In his first year Goldman brought big headliners to 515 Alive, Shock G, AKA Humpty Hump of the Digital Underground, World DJ Championship winner DJ Craze and DJ Scene. The 2010 festival was completely gated for the first time, with a $15 ticket price versus the rarely enforced $5 admission of the past.

After a 2011 event that included headliners Jack Trash, DJ G Mint, Dirty Talk and others, Goldman decided to switch things up for 2012. The lineup for this year’s 515 Alive is all Iowa DJs. The result is a merger of the feel of the first 515 Alive in 2003, with the high production values Goldman’s shows are known for.

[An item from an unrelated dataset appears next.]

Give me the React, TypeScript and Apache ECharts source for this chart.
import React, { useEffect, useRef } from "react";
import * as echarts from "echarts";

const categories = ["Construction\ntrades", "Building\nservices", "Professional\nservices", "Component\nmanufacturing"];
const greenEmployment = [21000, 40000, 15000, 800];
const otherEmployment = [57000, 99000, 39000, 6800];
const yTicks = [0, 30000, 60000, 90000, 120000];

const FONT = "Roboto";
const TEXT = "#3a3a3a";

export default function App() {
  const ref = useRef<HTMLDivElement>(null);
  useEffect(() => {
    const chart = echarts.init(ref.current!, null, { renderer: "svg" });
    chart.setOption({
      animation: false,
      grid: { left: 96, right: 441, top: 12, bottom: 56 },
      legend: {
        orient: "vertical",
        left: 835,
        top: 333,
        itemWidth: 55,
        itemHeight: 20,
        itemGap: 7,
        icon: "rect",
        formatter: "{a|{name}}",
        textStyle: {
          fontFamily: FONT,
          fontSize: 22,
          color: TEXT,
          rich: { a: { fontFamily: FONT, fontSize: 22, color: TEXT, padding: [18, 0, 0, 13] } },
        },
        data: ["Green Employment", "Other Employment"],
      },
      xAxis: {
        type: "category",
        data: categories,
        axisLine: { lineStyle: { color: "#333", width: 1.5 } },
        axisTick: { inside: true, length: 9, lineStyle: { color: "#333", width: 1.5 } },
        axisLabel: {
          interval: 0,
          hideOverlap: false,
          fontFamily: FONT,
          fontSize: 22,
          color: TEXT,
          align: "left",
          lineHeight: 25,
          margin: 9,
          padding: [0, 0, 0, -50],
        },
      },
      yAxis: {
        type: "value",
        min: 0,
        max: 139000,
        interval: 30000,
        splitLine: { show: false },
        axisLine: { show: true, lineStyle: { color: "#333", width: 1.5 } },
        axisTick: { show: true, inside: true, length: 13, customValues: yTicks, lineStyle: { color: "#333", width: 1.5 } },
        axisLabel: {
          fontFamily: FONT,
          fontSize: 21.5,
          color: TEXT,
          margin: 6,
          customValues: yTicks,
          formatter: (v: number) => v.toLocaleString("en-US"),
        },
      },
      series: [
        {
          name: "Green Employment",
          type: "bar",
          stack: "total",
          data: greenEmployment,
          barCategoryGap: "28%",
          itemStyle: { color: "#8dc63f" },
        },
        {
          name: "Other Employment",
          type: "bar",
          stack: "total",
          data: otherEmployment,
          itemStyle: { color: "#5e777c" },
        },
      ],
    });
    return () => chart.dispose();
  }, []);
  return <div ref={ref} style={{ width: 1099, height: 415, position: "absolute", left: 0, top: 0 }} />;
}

“I think one of the trends of the last year is that people have become enamored with these DJs that have hit the rock star level. Acts like Skrillex, Tiesto and Deadmau5,” Goldman said. “It would be fantastic to bring in someone like that, but at this point they’re six figure artists.

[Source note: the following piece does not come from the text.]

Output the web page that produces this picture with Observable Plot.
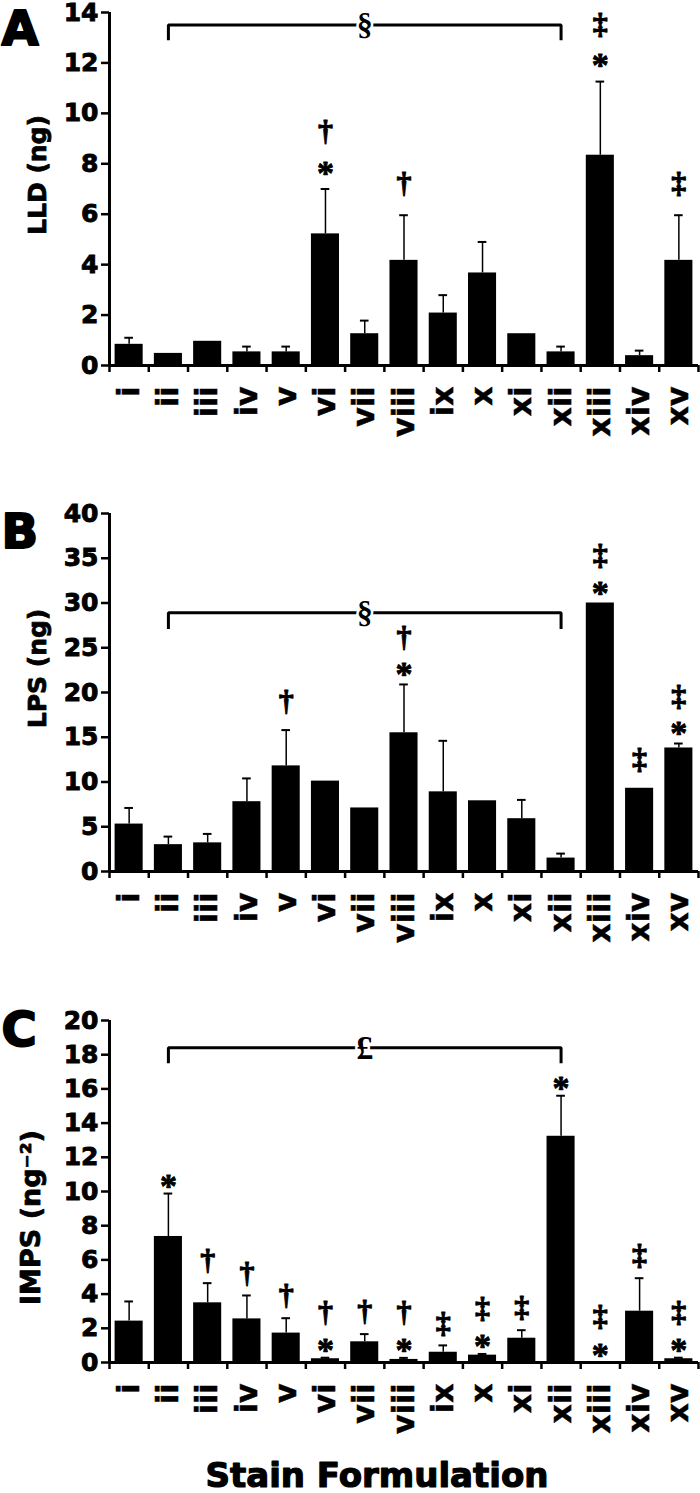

“What a lot of promoters are realizing is that what people want is the experience of those shows. There are lots of DJs who are just as talented, and we can put them in the same sort of setup. People tend not to care as much about the DJ as the experience.”

Mainstream embraces EDM

Goldman thinks 2012 is the year America truly embraced electronic music. After years of having trouble drawing 30-50 people to a party, shows at People’s Court and 7 Flags are drawing 500 or more regularly.

Goldman estimates 3,500 people attended last year’s 515 Alive, but he’s not looking to boost that number substantially. He points to other EDM fests that have lost some of their appeal as they grew to 15,000 or more attendees. He doesn’t want another 2,000 people to walk through the gates. He wants 2,000 more EDM fans.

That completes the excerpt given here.